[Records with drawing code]
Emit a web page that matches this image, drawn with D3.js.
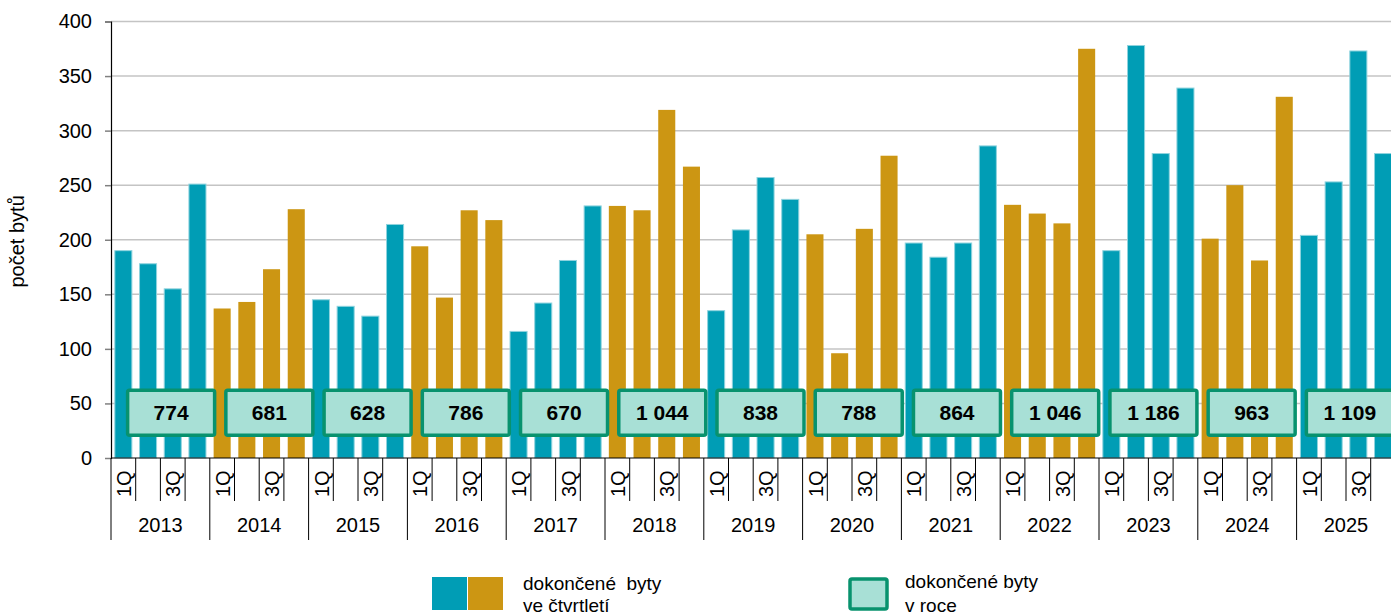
<!DOCTYPE html>
<html>
<head>
<meta charset="utf-8">
<title>Dokončené byty</title>
<script src="https://cdnjs.cloudflare.com/ajax/libs/d3/7.8.5/d3.min.js"></script>
<style>
  body { margin: 0; background: #fff; }
  text { font-family: "Liberation Sans", Arial, Helvetica, sans-serif; fill: #000; }
</style>
</head>
<body>
<svg id="chart" width="1391" height="616"></svg>
<script>
// data
var years = [2013, 2014, 2015, 2016, 2017, 2018, 2019, 2020, 2021, 2022, 2023, 2024, 2025];
var quarterNames = ["1Q", "2Q", "3Q", "4Q"];
var q1 = [190, 137, 145, 194, 116, 231, 135, 205, 197, 232, 190, 201, 204];
var q2 = [178, 143, 139, 147, 142, 227, 209, 96, 184, 224, 378, 250, 253];
var q3 = [155, 173, 130, 227, 181, 319, 257, 210, 197, 215, 279, 181, 373];
var q4 = [251, 228, 214, 218, 231, 267, 237, 277, 286, 375, 339, 331, 279];
var yearTotals = [774, 681, 628, 786, 670, 1044, 838, 788, 864, 1046, 1186, 963, 1109];
var yTicks = [0, 50, 100, 150, 200, 250, 300, 350, 400];

var teal = "#009db5",
    gold = "#cc9613",
    boxFill = "#a8e0d6",
    boxLine = "#08926e";

var svg = d3.select("#chart");

var plot = { left: 111, right: 1395.4, top: 21.5, bottom: 458 };

// flatten to one bar per quarter
var bars = [];
years.forEach(function(yr, i) {
  [q1, q2, q3, q4].forEach(function(arr, q) {
    bars.push({ year: yr, yi: i, q: q, key: yr + "-" + q, value: arr[i] });
  });
});

var x = d3.scaleBand()
    .domain(bars.map(function(d) { return d.key; }))
    .range([plot.left, plot.right])
    .paddingInner(0.31)
    .paddingOuter(0.155);

var xYear = d3.scaleBand()
    .domain(years)
    .range([plot.left, plot.right]);

// annual boxes sit on their own (secondary) axis, a little shifted
var xBox = d3.scaleBand()
    .domain(years)
    .range([122, 1399]);

var y = d3.scaleLinear()
    .domain([0, 400])
    .range([plot.bottom, plot.top]);

// gridlines
svg.append("g")
  .selectAll("line")
  .data(yTicks.filter(function(t) { return t > 0; }))
  .enter().append("line")
    .attr("x1", plot.left)
    .attr("x2", 1391)
    .attr("y1", function(d) { return y(d); })
    .attr("y2", function(d) { return y(d); })
    .attr("stroke", "#c4c4c4")
    .attr("stroke-width", 1.5);

// y axis
var yAxis = svg.append("g")
    .attr("transform", "translate(" + plot.left + ",0)")
    .call(d3.axisLeft(y).tickValues(yTicks).tickSize(6).tickPadding(13));
yAxis.select(".domain").attr("stroke", "#000").attr("stroke-width", 1.2);
yAxis.selectAll(".tick line").attr("stroke", "#808080").attr("stroke-width", 1.5);
yAxis.selectAll(".tick text")
    .style("font-size", "20px")
    .style("font-family", "'Liberation Sans', Arial, sans-serif")
    .attr("fill", "#000");

svg.append("text")
    .attr("transform", "translate(24," + y(198.5) + ") rotate(-90)")
    .attr("text-anchor", "middle")
    .style("font-size", "20px")
    .text("počet bytů");

// quarterly bars
svg.append("g")
  .selectAll("rect")
  .data(bars)
  .enter().append("rect")
    .attr("x", function(d) { return x(d.key); })
    .attr("y", function(d) { return y(d.value); })
    .attr("width", x.bandwidth())
    .attr("height", function(d) { return y(0) - y(d.value); })
    .attr("fill", function(d) { return d.yi % 2 == 0 ? teal : gold; })
    .attr("stroke", function(d) { return d.yi % 2 == 0 ? "#8fd3de" : "none"; })
    .attr("stroke-width", 1);

// annual total boxes
var fmt = d3.formatLocale({ decimal: ",", thousands: " ", grouping: [3], currency: ["", ""] }).format(",d");

var boxes = svg.append("g")
  .selectAll("g")
  .data(years)
  .enter().append("g")
    .attr("transform", function(d) {
      return "translate(" + (xBox(d) + xBox.bandwidth() / 2) + "," + y(41.5) + ")";
    });

boxes.append("rect")
    .attr("x", -43.5)
    .attr("y", -22.5)
    .attr("width", 87)
    .attr("height", 45)
    .attr("rx", 2)
    .attr("fill", boxFill)
    .attr("stroke", boxLine)
    .attr("stroke-width", 3.5);

boxes.append("text")
    .attr("text-anchor", "middle")
    .attr("dy", "0.36em")
    .style("font-size", "21px")
    .style("font-weight", "bold")
    .text(function(d, i) { return fmt(yearTotals[i]); });

// category axis
svg.append("line")
    .attr("x1", plot.left)
    .attr("x2", 1391)
    .attr("y1", y(0))
    .attr("y2", y(0))
    .attr("stroke", "#000")
    .attr("stroke-width", 1.2);

var step = x.step();
var qLines = d3.range(bars.length + 1).filter(function(k) { return k % 4 != 0; });

svg.append("g")
  .selectAll("line")
  .data(qLines)
  .enter().append("line")
    .attr("x1", function(k) { return plot.left + k * step; })
    .attr("x2", function(k) { return plot.left + k * step; })
    .attr("y1", y(0))
    .attr("y2", 501)
    .attr("stroke", "#000")
    .attr("stroke-width", 1);

svg.append("g")
  .selectAll("line")
  .data(d3.range(years.length + 1))
  .enter().append("line")
    .attr("x1", function(j) { return plot.left + j * xYear.step(); })
    .attr("x2", function(j) { return plot.left + j * xYear.step(); })
    .attr("y1", y(0))
    .attr("y2", 540)
    .attr("stroke", "#000")
    .attr("stroke-width", 1);

// only 1Q and 3Q fit
svg.append("g")
  .selectAll("text")
  .data(bars.filter(function(d) { return d.q == 0 || d.q == 2; }))
  .enter().append("text")
    .attr("transform", function(d) {
      var sx = x(d.key) - x.step() * x.paddingInner() / 2;
      return "translate(" + (sx + 20) + ",497) rotate(-90)";
    })
    .attr("text-anchor", "start")
    .style("font-size", "20px")
    .text(function(d) { return quarterNames[d.q]; });

svg.append("g")
  .selectAll("text")
  .data(years)
  .enter().append("text")
    .attr("x", function(d) { return xYear(d) + xYear.bandwidth() / 2; })
    .attr("y", 532)
    .attr("text-anchor", "middle")
    .style("font-size", "20px")
    .text(function(d) { return d; });

// legend
var legend = svg.append("g");

legend.append("rect")
    .attr("x", 432).attr("y", 577)
    .attr("width", 35).attr("height", 33)
    .attr("fill", teal);
legend.append("rect")
    .attr("x", 468).attr("y", 577)
    .attr("width", 35).attr("height", 33)
    .attr("fill", gold);
legend.append("text")
    .attr("x", 523).attr("y", 590)
    .style("font-size", "19px")
    .style("white-space", "pre")
    .attr("xml:space", "preserve")
    .text("dokončené  byty");
legend.append("text")
    .attr("x", 523).attr("y", 612)
    .style("font-size", "19px")
    .text("ve čtvrtletí");

legend.append("rect")
    .attr("x", 850).attr("y", 579)
    .attr("width", 37).attr("height", 30)
    .attr("rx", 2)
    .attr("fill", boxFill)
    .attr("stroke", boxLine)
    .attr("stroke-width", 3.5);
legend.append("text")
    .attr("x", 905).attr("y", 588)
    .style("font-size", "19px")
    .text("dokončené byty");
legend.append("text")
    .attr("x", 905).attr("y", 612)
    .style("font-size", "19px")
    .text("v roce");
</script>
</body>
</html>
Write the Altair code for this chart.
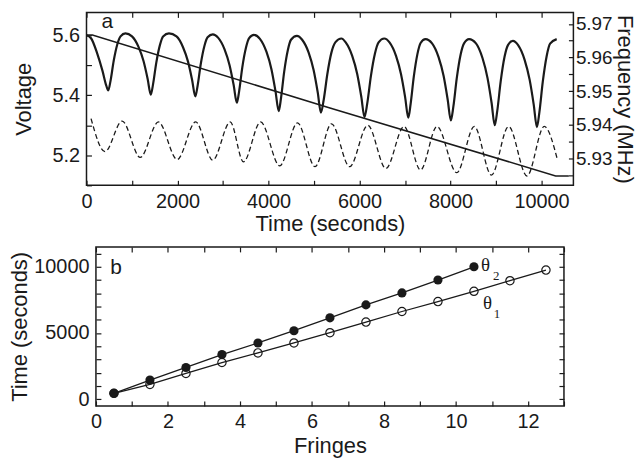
import json
import altair as alt
import pandas as pd

FONT = "Liberation Sans"
SERIF = "Liberation Serif"
INK = "#1a1a1a"

# ---------------- panel a data ----------------
solid_time = [0, 100, 240, 350, 435, 478, 528, 598, 678, 748, 855, 1000, 1143, 1253, 1343, 1413,
              1463, 1533, 1613, 1683, 1812, 1978, 2121, 2231, 2321, 2391,
              2441, 2511, 2591, 2661, 2776, 2891, 3034, 3144, 3234, 3304,
              3354, 3424, 3504, 3574, 3680, 3811, 3954, 4064, 4154, 4224,
              4274, 4344, 4424, 4494, 4624, 4739, 4882, 4992, 5082, 5152,
              5212, 5292, 5382, 5472, 5602, 5696, 5839, 5949, 6039, 6109,
              6169, 6249, 6339, 6419, 6543, 6659, 6802, 6912, 7002, 7072,
              7122, 7192, 7272, 7342, 7450, 7594, 7737, 7847, 7937, 8007,
              8062, 8137, 8222, 8297, 8407, 8559, 8702, 8812, 8902, 8972,
              9027, 9102, 9187, 9262, 9370, 9485, 9628, 9738, 9828, 9898,
              9953, 10028, 10113, 10188, 10333]
solid_volt = [5.600, 5.590, 5.537, 5.482, 5.432, 5.416, 5.448, 5.515, 5.570, 5.596, 5.606, 5.596, 5.561, 5.514, 5.455, 5.402,
              5.437, 5.508, 5.567, 5.596, 5.606, 5.596, 5.560, 5.512, 5.451, 5.396,
              5.431, 5.504, 5.564, 5.593, 5.603, 5.592, 5.553, 5.500, 5.434, 5.375,
              5.413, 5.493, 5.558, 5.590, 5.601, 5.588, 5.545, 5.487, 5.413, 5.347,
              5.390, 5.478, 5.550, 5.585, 5.598, 5.585, 5.542, 5.483, 5.409, 5.342,
              5.384, 5.470, 5.542, 5.577, 5.589, 5.576, 5.531, 5.471, 5.395, 5.327,
              5.372, 5.463, 5.539, 5.576, 5.589, 5.576, 5.531, 5.470, 5.394, 5.325,
              5.370, 5.461, 5.537, 5.574, 5.587, 5.573, 5.527, 5.465, 5.386, 5.316,
              5.362, 5.457, 5.536, 5.573, 5.587, 5.573, 5.524, 5.458, 5.375, 5.300,
              5.348, 5.446, 5.528, 5.567, 5.581, 5.567, 5.518, 5.452, 5.369, 5.294,
              5.344, 5.446, 5.531, 5.572, 5.587]

dashed_time = [100, 406, 783, 1181, 1580, 1993, 2399, 2775, 3159, 3449, 3826, 4246, 4637, 5022,
               5384, 5783, 6181, 6580, 6978, 7341, 7702, 8137, 8522, 8898, 9276, 9680, 10059, 10348]
dashed_volt = [5.322, 5.212, 5.314, 5.193, 5.311, 5.186, 5.311, 5.184, 5.311, 5.178, 5.311, 5.165, 5.308, 5.162,
               5.305, 5.162, 5.300, 5.156, 5.296, 5.151, 5.296, 5.142, 5.296, 5.134, 5.296, 5.131, 5.296, 5.186]

freq_time = [0, 130, 5350, 10310, 10600]
freq_mhz = [5.9667, 5.9667, 5.9450, 5.9248, 5.9248]

time_ticks = [0, 1000, 2000, 3000, 4000, 5000, 6000, 7000, 8000, 9000, 10000]
time_labels = [0, 2000, 4000, 6000, 8000, 10000]
volt_ticks = [5.1, 5.2, 5.3, 5.4, 5.5, 5.6]
volt_labels = [5.2, 5.4, 5.6]
freq_ticks = [5.925, 5.93, 5.935, 5.94, 5.945, 5.95, 5.955, 5.96, 5.965, 5.97]
freq_labels = [5.93, 5.94, 5.95, 5.96, 5.97]

# ---------------- panel b data ----------------
fringe_1 = [0.5, 1.5, 2.5, 3.5, 4.5, 5.5, 6.5, 7.5, 8.5, 9.5, 10.5, 11.5, 12.5]
time_1 = [450, 1125, 1950, 2775, 3500, 4250, 5025, 5825, 6625, 7375, 8150, 8950, 9750]
fringe_2 = [0.5, 1.5, 2.5, 3.5, 4.5, 5.5, 6.5, 7.5, 8.5, 9.5, 10.5]
time_2 = [450, 1450, 2400, 3375, 4250, 5175, 6150, 7125, 8025, 9000, 10000]

fringe_ticks = [0, 1, 2, 3, 4, 5, 6, 7, 8, 9, 10, 11, 12, 13]
fringe_labels = [0, 2, 4, 6, 8, 10, 12]
tsec_ticks = [0, 1000, 2000, 3000, 4000, 5000, 6000, 7000, 8000, 9000, 10000, 11000]
tsec_labels = [0, 5000, 10000]

theta_fr = [10.82, 10.88]
theta_tm = [9650, 6825]
sub_fr = [11.12, 11.14]
sub_tm = [9020, 6130]
sub_txt = ["2", "1"]


def lab_expr(labels, show_fmt):
    return (f"indexof({json.dumps(labels)}, datum.value) >= 0 "
            f"? format(datum.value, '{show_fmt}') : ''")


def axis(orient, values, labels=None, show_fmt="d", title=None,
         show_labels=True, label_pad=6, title_pad=4, label_size=20):
    kw = dict(orient=orient, values=values, tickCount=len(values), offset=-5, tickSize=5,
              domain=False, grid=False,
              ticks=True, tickColor=INK, tickWidth=1.2, labels=show_labels,
              labelFont=FONT, labelFontSize=label_size, labelColor=INK, labelPadding=label_pad,
              labelFlush=False, labelOverlap=False,
              titleFont=FONT, titleFontSize=22, titleFontWeight="normal", titleColor=INK,
              titlePadding=title_pad, title=title)
    if labels is not None:
        kw["labelExpr"] = lab_expr(labels, show_fmt)
    return alt.Axis(**kw)


t_scale = alt.Scale(domain=[0, 10700], nice=False, zero=False)
v_scale = alt.Scale(domain=[5.1, 5.676], nice=False, zero=False)
f_scale = alt.Scale(domain=[5.922, 5.9734], nice=False, zero=False)

solid_df = pd.DataFrame({"t": solid_time, "v": solid_volt})
dashed_df = pd.DataFrame({"t": dashed_time, "v": dashed_volt})
freq_df = pd.DataFrame({"t": freq_time, "f": freq_mhz})
a_df = pd.DataFrame({"t": [457], "v": [5.625], "txt": ["a"]})

solid = alt.Chart(solid_df).mark_line(interpolate="monotone", color=INK, strokeWidth=2.2).encode(
    x=alt.X("t:Q", scale=t_scale,
            axis=axis("bottom", time_ticks, time_labels, "d", title="Time (seconds)",
                      label_pad=6, title_pad=2)),
    y=alt.Y("v:Q", scale=v_scale,
            axis=axis("left", volt_ticks, volt_labels, ".1f", title="Voltage",
                      label_pad=7, title_pad=17)),
)
dashed = alt.Chart(dashed_df).mark_line(interpolate="monotone", color=INK, strokeWidth=1.3,
                                        strokeDash=[5, 3]).encode(x="t:Q", y="v:Q")
a_text = alt.Chart(a_df).mark_text(font=FONT, fontSize=21, color=INK, align="center",
                                   baseline="alphabetic").encode(x="t:Q", y="v:Q", text="txt:N")

freq = alt.Chart(freq_df).mark_line(color=INK, strokeWidth=1.5).encode(
    x=alt.X("t:Q", scale=t_scale, axis=axis("top", time_ticks, show_labels=False)),
    y=alt.Y("f:Q", scale=f_scale,
            axis=axis("right", freq_ticks, freq_labels, ".2f", title="Frequency (MHz)",
                      label_pad=2, title_pad=0, label_size=19)),
)

top = alt.layer(alt.layer(solid, dashed, a_text), freq).resolve_scale(
    y="independent").resolve_axis(x="independent", y="independent").properties(width=490, height=174)

# ---------------- panel b ----------------
fr_scale = alt.Scale(domain=[0, 13], nice=False, zero=False)
tm_scale = alt.Scale(domain=[-500, 11500], nice=False, zero=False)

df1 = pd.DataFrame({"fr": fringe_1, "tm": time_1})
df2 = pd.DataFrame({"fr": fringe_2, "tm": time_2})
b_df = pd.DataFrame({"fr": [0.56], "tm": [9430], "txt": ["b"]})
theta_df = pd.DataFrame({"fr": theta_fr, "tm": theta_tm, "txt": ["θ", "θ"]})
sub_df = pd.DataFrame({"fr": sub_fr, "tm": sub_tm, "txt": sub_txt})

line2 = alt.Chart(df2).mark_line(color=INK, strokeWidth=1.3).encode(
    x=alt.X("fr:Q", scale=fr_scale,
            axis=axis("bottom", fringe_ticks, fringe_labels, "d", title="Fringes",
                      label_pad=6, title_pad=4)),
    y=alt.Y("tm:Q", scale=tm_scale,
            axis=axis("left", tsec_ticks, tsec_labels, "d", title="Time (seconds)",
                      label_pad=7, title_pad=2)),
)
pts2 = alt.Chart(df2).mark_point(shape="circle", filled=True, size=85, color=INK, opacity=1).encode(
    x="fr:Q", y="tm:Q")
line1 = alt.Chart(df1).mark_line(color=INK, strokeWidth=1.3).encode(x="fr:Q", y="tm:Q")
pts1 = alt.Chart(df1).mark_point(shape="circle", filled=False, size=70, color=INK, strokeWidth=1.2,
                                 opacity=1).encode(x="fr:Q", y="tm:Q")
b_text = alt.Chart(b_df).mark_text(font=FONT, fontSize=21, color=INK, align="center",
                                   baseline="alphabetic").encode(x="fr:Q", y="tm:Q", text="txt:N")

theta_text = alt.Chart(theta_df).mark_text(font=SERIF, fontSize=19, color=INK, align="center",
                                           baseline="alphabetic").encode(
    x=alt.X("fr:Q", scale=fr_scale, axis=axis("top", fringe_ticks, show_labels=False)),
    y=alt.Y("tm:Q", scale=tm_scale, axis=axis("right", tsec_ticks, show_labels=False)),
    text="txt:N")
sub_text = alt.Chart(sub_df).mark_text(font=SERIF, fontSize=13, color=INK, align="center",
                                       baseline="alphabetic").encode(x="fr:Q", y="tm:Q", text="txt:N")

bottom = alt.layer(alt.layer(line2, pts2, line1, pts1, b_text), alt.layer(theta_text, sub_text)).resolve_axis(
    x="independent", y="independent").properties(width=471, height=160)

chart = alt.vconcat(top, bottom, spacing=62, center=True, bounds="flush").configure_view(
    stroke=INK, strokeWidth=1.5).properties(padding={"left": 0, "top": 0, "right": 0, "bottom": 0})

chart.save("out.html", embed_options={"renderer": "svg", "actions": False})
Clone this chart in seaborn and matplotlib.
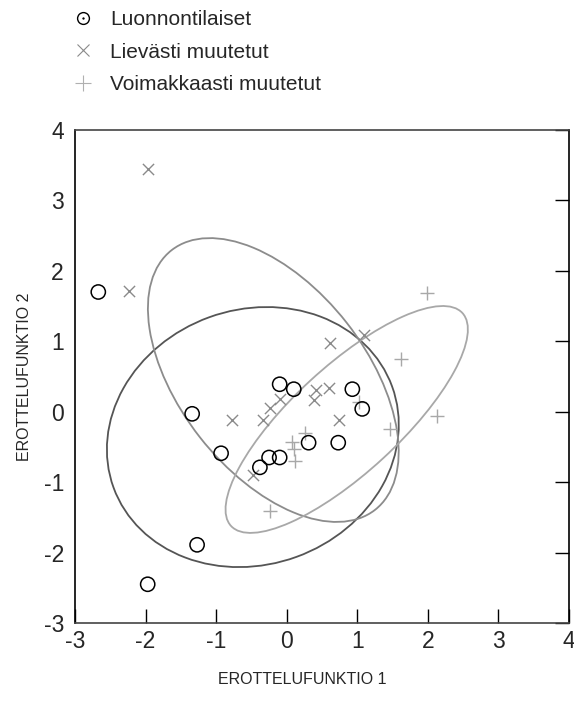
import matplotlib
matplotlib.use("Agg")
import matplotlib.pyplot as plt
import seaborn as sns
import pandas as pd
from matplotlib.patches import Ellipse
from matplotlib.lines import Line2D
from matplotlib.legend_handler import HandlerTuple

# ---- data ----
group_names = ["Luonnontilaiset", "Lievästi muutetut", "Voimakkaasti muutetut"]

circ_x = [-2.67, -1.34, -0.93, -1.27, -1.97, -0.10, 0.10, 0.93, 1.07, 0.31, 0.73, -0.25, -0.10, -0.38]
circ_y = [1.70, -0.03, -0.59, -1.89, -2.45, 0.39, 0.32, 0.32, 0.04, -0.44, -0.44, -0.65, -0.65, -0.79]

cross_x = [-1.96, -2.24, 0.61, 1.09, 0.42, 0.60, 0.39, 0.74, -0.78, -0.10, -0.24, -0.33, -0.48]
cross_y = [3.44, 1.72, 0.98, 1.09, 0.31, 0.34, 0.16, -0.12, -0.12, 0.18, 0.05, -0.12, -0.90]

plus_x = [1.99, 1.62, 2.13, 1.47, 0.26, 0.08, 0.10, 0.12, -0.24, 1.03]
plus_y = [1.68, 0.75, -0.06, -0.25, -0.30, -0.43, -0.53, -0.70, -1.41, 0.14]

# group ellipses: centre, full width, full height, angle (deg)
ell_cx = [-0.48, -0.19, 0.85]
ell_cy = [-0.36, 0.45, -0.11]
ell_w = [4.20, 4.68, 4.46]
ell_h = [3.62, 2.64, 1.51]
ell_angle = [20.0, -52.0, 42.7]

x_ticks = [-3, -2, -1, 0, 1, 2, 3, 4]
y_ticks = [-3, -2, -1, 0, 1, 2, 3, 4]
x_label = "EROTTELUFUNKTIO 1"
y_label = "EROTTELUFUNKTIO 2"

# ---- styling ----
sns.set_style("white")
plt.rcParams["font.family"] = ["Liberation Sans", "DejaVu Sans"]

ell_colors = ["#555555", "#8c8c8c", "#a8a8a8"]
mark_colors = ["#000000", "#8a8a8a", "#a8a8a8"]

fig = plt.figure(figsize=(5.74, 7.12), dpi=100)
ax = fig.add_axes([75 / 574, 1 - 623 / 712, 494 / 574, 493 / 712])

df_c = pd.DataFrame({"x": circ_x, "y": circ_y})
df_x = pd.DataFrame({"x": cross_x, "y": cross_y})
df_p = pd.DataFrame({"x": plus_x, "y": plus_y})

for cx, cy, w, h, a, col in zip(ell_cx, ell_cy, ell_w, ell_h, ell_angle, ell_colors):
    ax.add_patch(Ellipse((cx, cy), w, h, angle=a, fill=False, edgecolor=col, lw=1.3, zorder=1))

sns.scatterplot(data=df_x, x="x", y="y", marker="x", color=mark_colors[1], s=65,
                linewidth=1.0, ax=ax, zorder=2, legend=False)
sns.scatterplot(data=df_p, x="x", y="y", marker="+", color=mark_colors[2], s=110,
                linewidth=1.0, ax=ax, zorder=2, legend=False)
sns.scatterplot(data=df_c, x="x", y="y", marker="o", facecolor="none", edgecolor=mark_colors[0],
                s=105, linewidth=1.1, ax=ax, zorder=3, legend=False)

ax.set_xlim(-3, 4)
ax.set_ylim(-3, 4)
ax.set_xticks(x_ticks)
ax.set_yticks(y_ticks)
ax.set_xticklabels([str(t) for t in x_ticks])
ax.set_yticklabels([str(t) for t in y_ticks])
ax.tick_params(axis="both", direction="in", length=10, width=1.0, color="black",
               labelsize=16.5)
ax.tick_params(axis="x", bottom=True, top=False, pad=5)
ax.tick_params(axis="y", right=True, labelright=False, pad=8)
ax.set_xlabel(x_label, fontsize=11.5)
ax.xaxis.set_label_coords(0.46, -0.099)
ax.set_ylabel(y_label, fontsize=11.5, labelpad=8.5)

for side in ["left", "right"]:
    ax.spines[side].set_color("black")
    ax.spines[side].set_linewidth(1.2)
for side in ["top", "bottom"]:
    ax.spines[side].set_color("#444444")
    ax.spines[side].set_linewidth(1.2)

circ_h = Line2D([], [], linestyle="none", marker="o", markersize=8.5, markerfacecolor="none",
                markeredgecolor="black", markeredgewidth=1.0)
dot_h = Line2D([], [], linestyle="none", marker="o", markersize=1.3, markerfacecolor="black",
               markeredgecolor="black", markeredgewidth=0.3)
handles = [
    (circ_h, dot_h),
    Line2D([], [], linestyle="none", marker="x", markersize=9, color=mark_colors[1], markeredgewidth=0.8),
    Line2D([], [], linestyle="none", marker="+", markersize=12, color="#b0b0b0", markeredgewidth=0.8),
]
fig.legend(handles, group_names, loc="upper left", bbox_to_anchor=(73 / 574, 1 - 10 / 712),
           frameon=False, fontsize=15, handlelength=1.0, handletextpad=0.8,
           labelspacing=0.65, borderpad=0, borderaxespad=0,
           handler_map={tuple: HandlerTuple(ndivide=1, pad=0)})

fig.savefig("out.png", dpi=100)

*Given task*. Reproduce, word for word, only the lines in the records above from the line with "Clone this chart in seaborn and matplotlib." through the line with "-0.65, -0.65, -0.79]", including both ends; omit the pictures.

*Solution*.
Clone this chart in seaborn and matplotlib.
import matplotlib
matplotlib.use("Agg")
import matplotlib.pyplot as plt
import seaborn as sns
import pandas as pd
from matplotlib.patches import Ellipse
from matplotlib.lines import Line2D
from matplotlib.legend_handler import HandlerTuple

# ---- data ----
group_names = ["Luonnontilaiset", "Lievästi muutetut", "Voimakkaasti muutetut"]

circ_x = [-2.67, -1.34, -0.93, -1.27, -1.97, -0.10, 0.10, 0.93, 1.07, 0.31, 0.73, -0.25, -0.10, -0.38]
circ_y = [1.70, -0.03, -0.59, -1.89, -2.45, 0.39, 0.32, 0.32, 0.04, -0.44, -0.44, -0.65, -0.65, -0.79]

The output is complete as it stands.